__Task to carry out__
Filter this data down to the lines that hold "matplotlib", and copy them.

-- start of Data extract --

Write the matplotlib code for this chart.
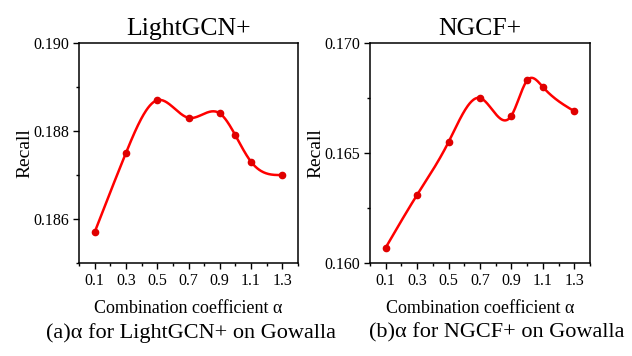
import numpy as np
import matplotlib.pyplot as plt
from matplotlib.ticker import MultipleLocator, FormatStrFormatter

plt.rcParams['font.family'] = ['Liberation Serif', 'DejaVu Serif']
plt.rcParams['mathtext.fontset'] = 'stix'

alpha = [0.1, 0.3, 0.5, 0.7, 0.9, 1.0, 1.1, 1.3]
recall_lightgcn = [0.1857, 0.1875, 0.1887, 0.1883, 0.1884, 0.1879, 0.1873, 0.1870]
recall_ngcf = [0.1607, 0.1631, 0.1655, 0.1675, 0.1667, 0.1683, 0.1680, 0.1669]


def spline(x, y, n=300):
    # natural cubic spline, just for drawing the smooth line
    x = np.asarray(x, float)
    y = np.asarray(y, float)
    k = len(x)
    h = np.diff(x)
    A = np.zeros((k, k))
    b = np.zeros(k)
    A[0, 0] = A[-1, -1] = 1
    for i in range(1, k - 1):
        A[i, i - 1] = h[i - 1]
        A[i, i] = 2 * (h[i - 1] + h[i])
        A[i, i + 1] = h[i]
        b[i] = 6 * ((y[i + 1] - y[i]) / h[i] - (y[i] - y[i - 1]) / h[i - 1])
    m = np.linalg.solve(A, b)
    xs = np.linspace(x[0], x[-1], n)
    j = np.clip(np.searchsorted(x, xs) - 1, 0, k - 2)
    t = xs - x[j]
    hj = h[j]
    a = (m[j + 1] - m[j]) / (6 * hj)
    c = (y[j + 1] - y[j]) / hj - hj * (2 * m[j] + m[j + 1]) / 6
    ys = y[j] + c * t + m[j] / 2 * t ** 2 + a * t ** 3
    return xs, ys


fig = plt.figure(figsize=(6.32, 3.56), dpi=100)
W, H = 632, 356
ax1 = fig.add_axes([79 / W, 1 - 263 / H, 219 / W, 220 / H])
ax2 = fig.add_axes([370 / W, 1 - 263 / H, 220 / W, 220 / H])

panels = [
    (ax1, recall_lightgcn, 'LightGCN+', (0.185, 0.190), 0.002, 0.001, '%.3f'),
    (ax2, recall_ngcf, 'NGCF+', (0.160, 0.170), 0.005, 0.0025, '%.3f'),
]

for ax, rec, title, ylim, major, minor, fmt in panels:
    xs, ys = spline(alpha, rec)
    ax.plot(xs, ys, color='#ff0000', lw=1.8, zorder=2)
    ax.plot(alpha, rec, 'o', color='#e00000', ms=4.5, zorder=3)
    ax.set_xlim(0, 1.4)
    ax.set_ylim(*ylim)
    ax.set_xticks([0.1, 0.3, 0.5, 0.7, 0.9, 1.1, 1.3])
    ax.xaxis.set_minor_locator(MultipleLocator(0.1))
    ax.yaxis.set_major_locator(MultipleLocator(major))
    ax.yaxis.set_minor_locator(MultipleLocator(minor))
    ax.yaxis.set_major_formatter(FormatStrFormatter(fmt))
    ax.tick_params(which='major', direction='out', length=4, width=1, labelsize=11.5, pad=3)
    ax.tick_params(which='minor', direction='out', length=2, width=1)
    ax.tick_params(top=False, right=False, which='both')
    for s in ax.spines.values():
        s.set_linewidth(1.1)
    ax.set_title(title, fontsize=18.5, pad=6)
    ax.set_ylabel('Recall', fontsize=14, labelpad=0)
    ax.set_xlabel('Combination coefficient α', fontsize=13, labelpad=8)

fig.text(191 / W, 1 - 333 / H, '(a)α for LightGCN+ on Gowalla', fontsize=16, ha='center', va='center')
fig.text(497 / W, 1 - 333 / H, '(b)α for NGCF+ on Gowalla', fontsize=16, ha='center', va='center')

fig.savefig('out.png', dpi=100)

-- end of Data extract --

__Solution to this exercise__
Write the matplotlib code for this chart.
import matplotlib.pyplot as plt
from matplotlib.ticker import MultipleLocator, FormatStrFormatter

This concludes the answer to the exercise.